Stanchi ma felici, giungiamo al piatto forte della serata, i romani Colonna Infame, che nel corso degli anni sono diventati una vera e propria cult band, anche per via dei del fatto che non suonano spessissimo in giro. C’è una grande attesa, ci sono punk e qualche skin, più gli irriducibili hardcorer. Noto comunque che c’è una certa differenza con il pubblico dei precedenti concerti. Comunque, differenze o no, i Colonna Infame sono sempre i Colonna Infame. Capitanati da un Paolo Petralia veramente sul pezzo e da un Damiano che ormai è una vera e propria icona, i nostri saccheggiano la loro discografia, fatta quasi interamente di inni per frantumarsi la gola. “Nessuna Pietà”, “Punk È Moda”, “Ferro e Fuoco”, “Tu Non Sei Dalla Mia Parte”, tutti estratti da quel disco di esordio del 1996 che mandò in brodo di giuggiole mezza Italia oi!/punk/hardcore. “Non Ti Arrendi Mai” tratto dallo split con i leggendari Nabat, “Odio” tratta dallo split con i Duap e tanti altri pezzi, tra cui la cover di “Potere Nelle Strade” dei Nabat. L’insieme contornato da gente sul palco, cori ed in generale tutto quello che puoi aspettarti da un concerto dei Colonna Infame. Da lacrime.

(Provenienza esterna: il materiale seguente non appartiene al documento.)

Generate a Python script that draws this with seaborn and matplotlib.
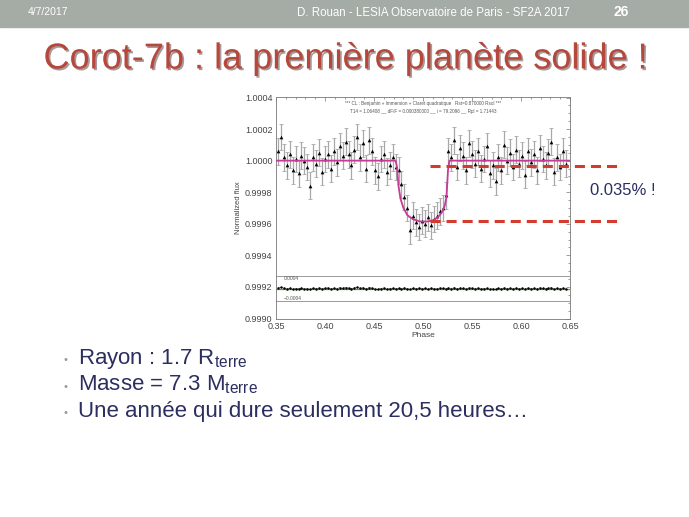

I live sono finiti, le centinaia di persone provenienti da tutta Italia iniziano a salutarsi, abbracciarsi. Qualcuno va a ballare la dance nella Nite Park Room, aspettando che si faccia giorno per prendere i mezzi per tornare a casa. Non rimane solo che ringraziare i ragazzi che si sono impegnati per realizzare questo festival, impeccabile in tutto. E attendere il prossimo anno, per essere ancora lì, al Venezia Hardcore Fest.